Si l’on veut préserver nos libertés, nous devons faire des sacrifices durant les prochaines semaines. Sinon avec un nouveau confinement, nous perdrons de nouveau l’intégralité de nos libertés. Tout se joue maintenant.
Donc la réouverture des restaurants en Catalogne dans quinze jours parait compliquée ?
En effet, je pense qu’il faudra prolonger un peu plus la fermeture des bars et restaurants. Je n’ai pas de boule de cristal pour savoir combien de temps cela durera. Il faudra examiner les courbes.
Les frontières ne sont pas fermées, donc les touristes peuvent venir en vacances à Barcelone et en Catalogne ?
La frontière France Espagne peut rester ouverte car le taux d’incidence entre les deux pays est le même. Cependant les gens ne voyagent plus car ils ont peur.
Les familles pourront-elles se réunir à Noël ?

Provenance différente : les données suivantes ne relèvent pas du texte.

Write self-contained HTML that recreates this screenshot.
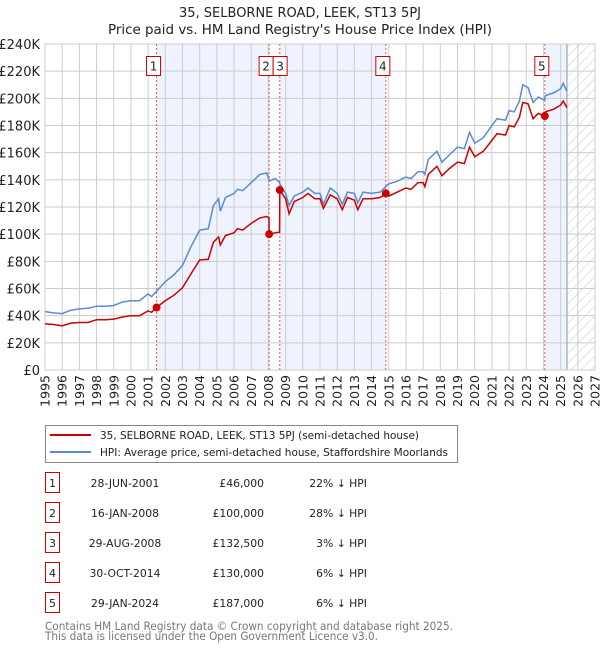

Elles devront le faire avec précaution si l’on ne veut pas avoir une nouvelle explosion de contagions en janvier. Il faudra garder la chaleur affective de Noël en maintenant la sécurité. Pas de grande fète, pas de rassemblements, pas de contacts physiques. C’est un défi pour toute la société.
Concernant le vaccin, à partir de quand sera-t-il efficace pour lever les restrictions mises en place depuis mars dernier ?
Ça va prendre du temps. Quand le gouvernement espagnol annonce un vaccin pour la fin de l’année ça me semble une déclaration de bonnes intentions, mais qui reste très peu probable. Premièrement nous ne savons pas quand le vaccin sera prêt. Il faut être prudent, et offrir de grandes garanties de sécurité. Ensuite nous ne savons pas quand les États auront suffisamment de doses pour vacciner toutes les populations à risque. Et enfin nous ne savons pas quelles sont exactement les populations à risque en dehors des personnes âgées ou dépendantes. Il faudra toutes les identifier avant de lever les mesures. « La hâte n’est pas un bon conseiller ».